Catholics live civilly but without recognition in Orthodox Greece
Published: 2007-08-06
PEROULADES, Greece (CNS) -- The metallic chords of a bouzouki pound through the evening breeze, as two black-clad dancers spin to enthusiastic applause in a tavern in Greece. When Nikos Aspiotis, a 30-year-old Orthodox, took over the tavern in this island village a year ago, he'd struggled for long hours to make the break at a local furniture factory. Today, with his English Catholic wife, Louise, he's paid off his debts and even found time to revive his dancing skills as the diners roll in through the summer months -- showing how ordinary people, regardless of faith and ethnicity, can live well together in this staunchly Orthodox Mediterranean country.

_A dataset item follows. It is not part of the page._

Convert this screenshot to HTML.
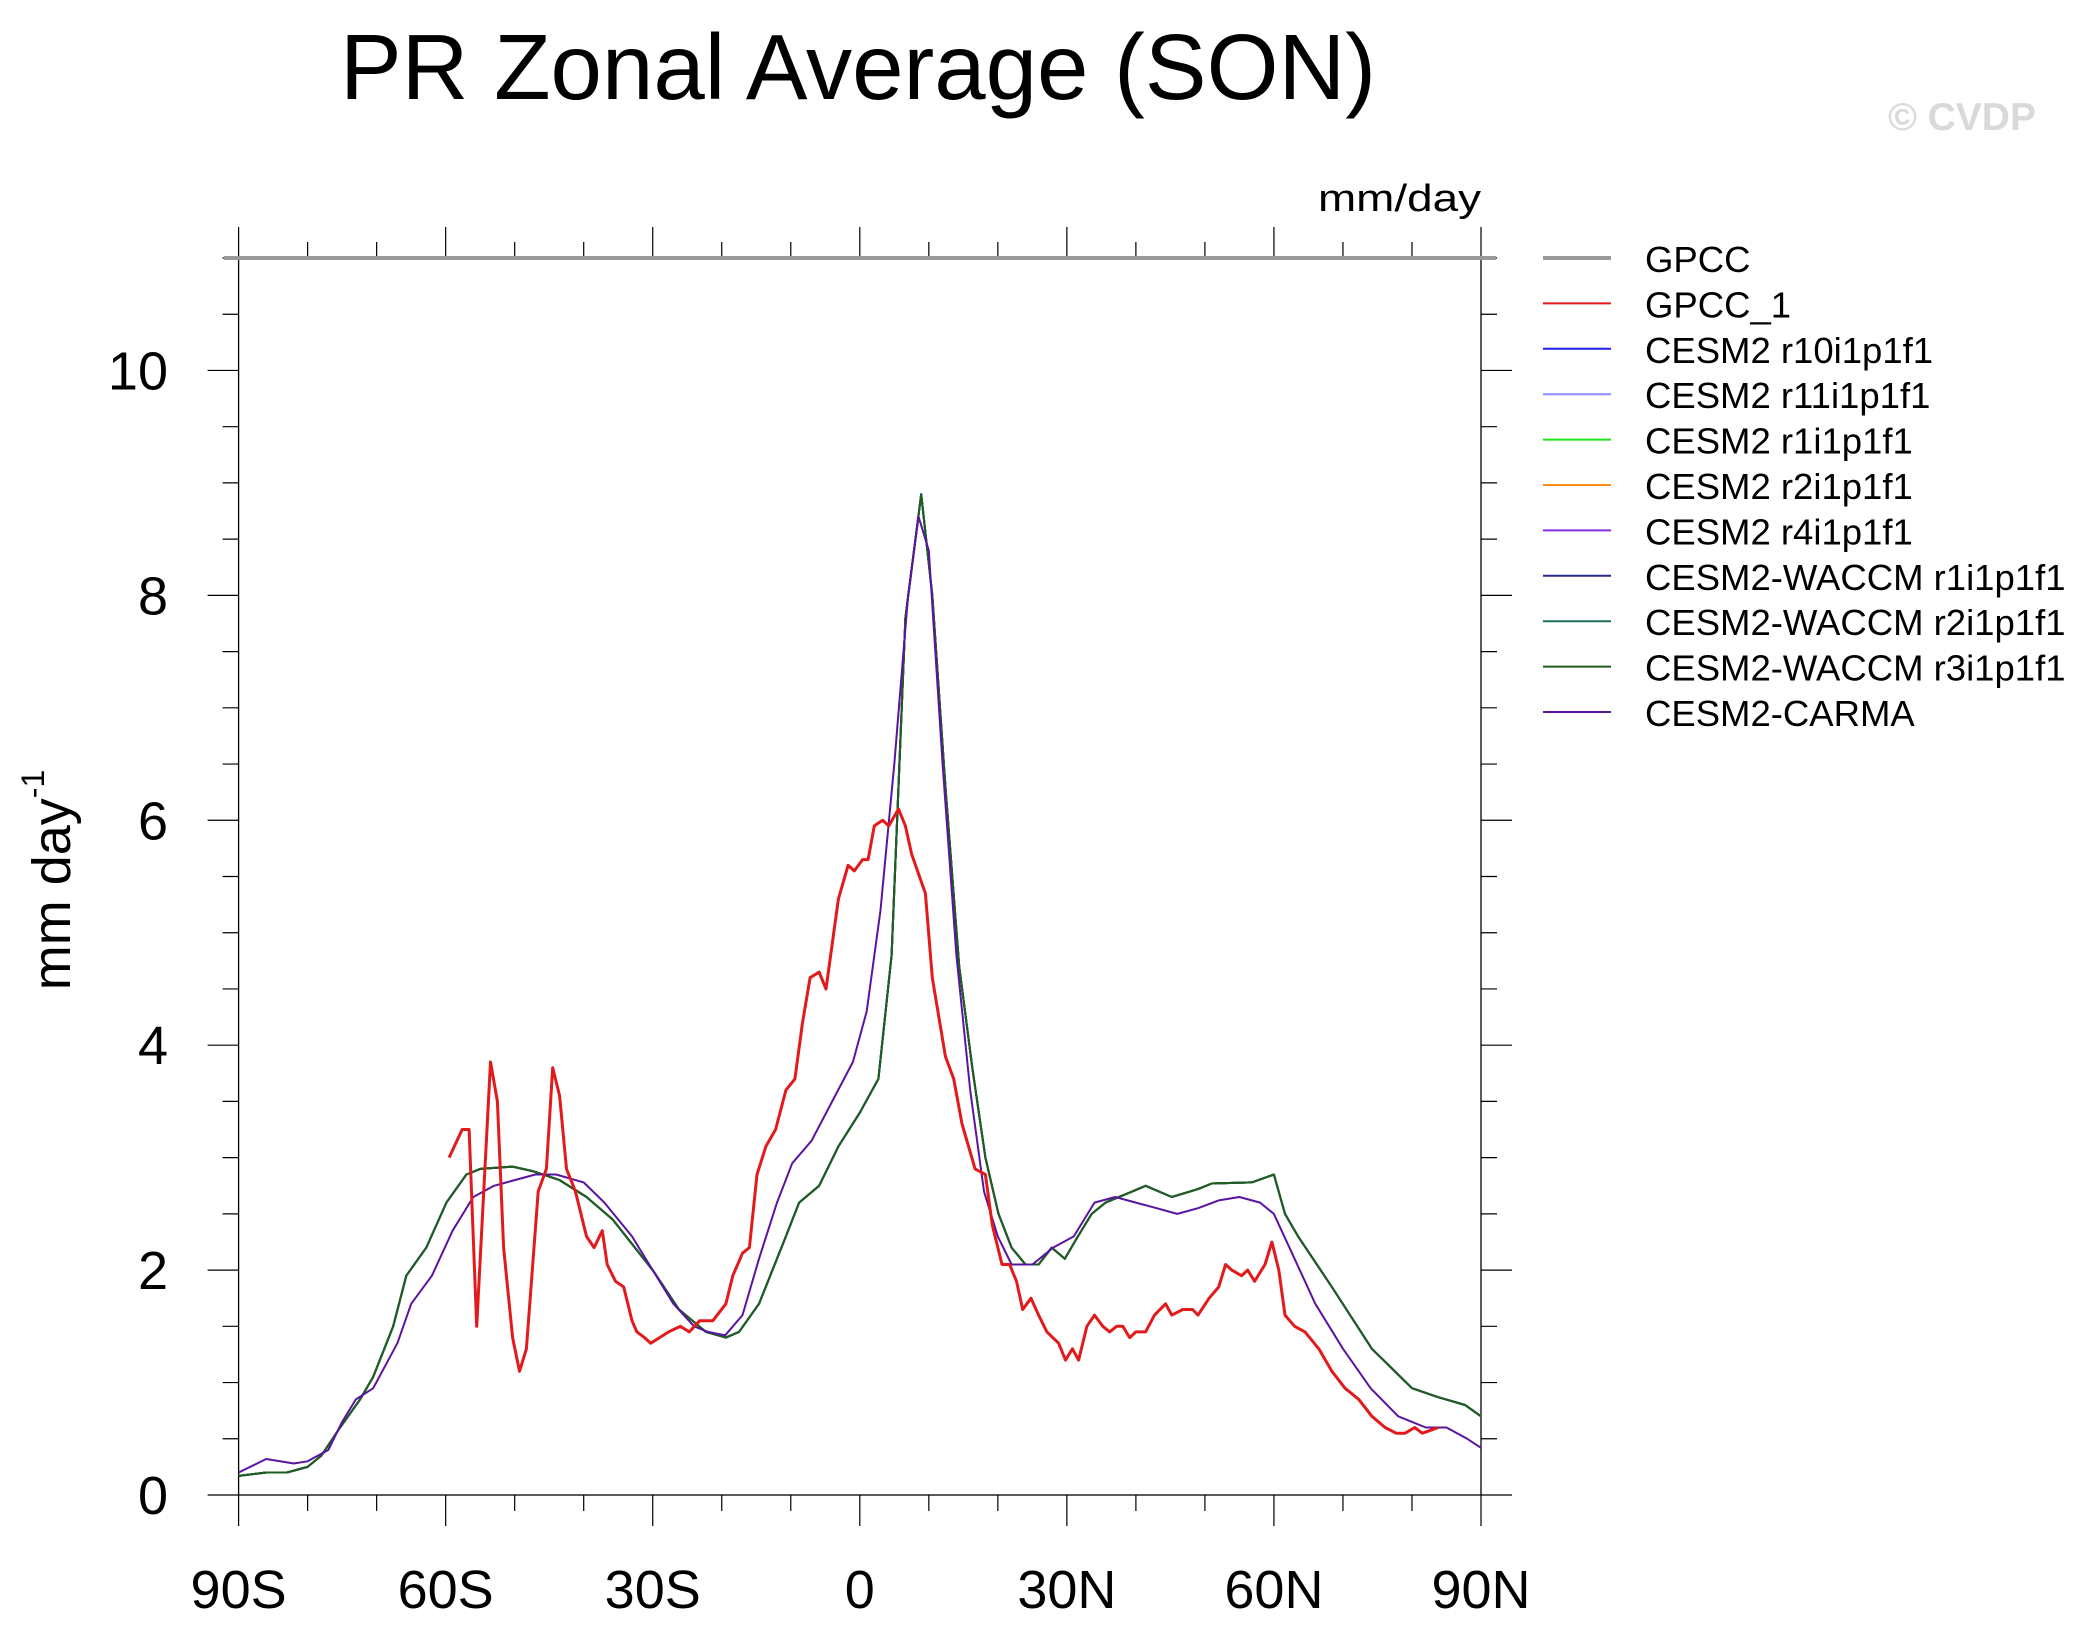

But that is not always the case for the Catholic minority of Greece. "We're not persecuted -- we just don't have the same rights as the Orthodox majority," explained Archbishop Yannis Spiteris of Corfu, Zante and Kefalonia, the local ordinary. "The Greek government doesn't recognize our church, so officially we don't exist. Although I was born here on Corfu, I'm treated as a foreigner or at best a second-class citizen." The Catholic Church in Greece has 200,000 Greek and foreign members but no formal contacts with the country's Orthodox Church, whose leaders claim the membership of 97 percent of the population of 10.4 million.